### EXERCISE BRIEF
Copy all lines in which the word "React" can be found.
**** DATASET EXTRACT
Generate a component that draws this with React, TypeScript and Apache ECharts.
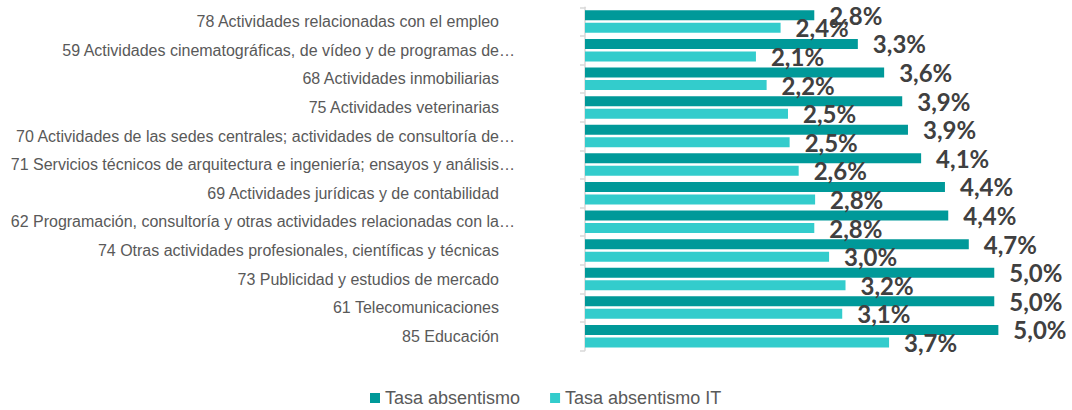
import React, { useEffect, useRef } from "react";
import * as echarts from "echarts";

const categories = [
  "78 Actividades relacionadas con el empleo",
  "59 Actividades cinematográficas, de vídeo y de programas de…",
  "68 Actividades inmobiliarias",
  "75 Actividades veterinarias",
  "70 Actividades de las sedes centrales; actividades de consultoría de…",
  "71 Servicios técnicos de arquitectura e ingeniería; ensayos y análisis…",
  "69 Actividades jurídicas y de contabilidad",
  "62 Programación, consultoría y otras actividades relacionadas con la…",
  "74 Otras actividades profesionales, científicas y técnicas",
  "73 Publicidad y estudios de mercado",
  "61 Telecomunicaciones",
  "85 Educación",
];

const tasaAbsentismo = [2.79, 3.32, 3.64, 3.86, 3.93, 4.09, 4.38, 4.42, 4.67, 4.98, 4.98, 5.03];
const tasaAbsentismoIT = [2.38, 2.08, 2.21, 2.47, 2.49, 2.6, 2.8, 2.79, 2.97, 3.17, 3.13, 3.7];

const seriesNames = ["Tasa absentismo", "Tasa absentismo IT"];
const colors = ["#009999", "#33CCCC"];

const fmt = (v: number) => v.toFixed(1).replace(".", ",") + "%";

export default function App() {
  const ref = useRef<HTMLDivElement>(null);
  useEffect(() => {
    if (!ref.current) return;
    const chart = echarts.init(ref.current, undefined, { renderer: "svg" });
    const labelStyle = {
      show: true,
      position: "right",
      distance: 15,
      fontSize: 24,
      fontWeight: "bold",
      fontFamily: "Lato, 'Open Sans', sans-serif",
      color: "#404040",
      formatter: (p: any) => fmt(p.value),
    };
    chart.setOption({
      animation: false,
      grid: { left: 585, right: 35, top: 7.3, bottom: 59.5, containLabel: false },
      legend: {
        left: 365,
        top: 384,
        itemWidth: 10,
        itemHeight: 10,
        itemGap: 30,
        icon: "rect",
        textStyle: { fontSize: 18, color: "#595959", fontFamily: "'Liberation Sans', Arial, sans-serif" },
        data: seriesNames,
      },
      xAxis: {
        type: "value",
        min: 0,
        max: 5.5,
        show: false,
      },
      yAxis: {
        type: "category",
        inverse: true,
        data: categories,
        axisLine: { show: true, lineStyle: { color: "#D9D9D9", width: 1.5 } },
        axisTick: { show: true, length: 5, lineStyle: { color: "#D9D9D9", width: 1.5 } },
        axisLabel: {
          margin: 70,
          fontSize: 16,
          color: "#595959",
          fontFamily: "'Liberation Sans', Arial, sans-serif",
          formatter: (v: string) => (v.endsWith("…") ? `{e|${v}}` : `{n|${v}}`),
          rich: {
            e: { fontSize: 16, color: "#595959", fontFamily: "'Liberation Sans', Arial, sans-serif" },
            n: { fontSize: 16, color: "#595959", fontFamily: "'Liberation Sans', Arial, sans-serif", padding: [0, 16, 0, 0] },
          },
        },
        splitLine: { show: false },
      },
      series: [
        {
          name: seriesNames[0],
          type: "bar",
          data: tasaAbsentismo,
          barWidth: 10,
          barGap: "25%",
          itemStyle: { color: colors[0] },
          label: labelStyle,
        },
        {
          name: seriesNames[1],
          type: "bar",
          data: tasaAbsentismoIT,
          barWidth: 10,
          barGap: "25%",
          itemStyle: { color: colors[1] },
          label: labelStyle,
        },
      ],
    });
    return () => chart.dispose();
  }, []);
  return (
    <div
      ref={ref}
      style={{ position: "absolute", left: 0, top: 0, width: 1072, height: 410, background: "#fff" }}
    />
  );
}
********
### WORKED ANSWER
Generate a component that draws this with React, TypeScript and Apache ECharts.
import React, { useEffect, useRef } from "react";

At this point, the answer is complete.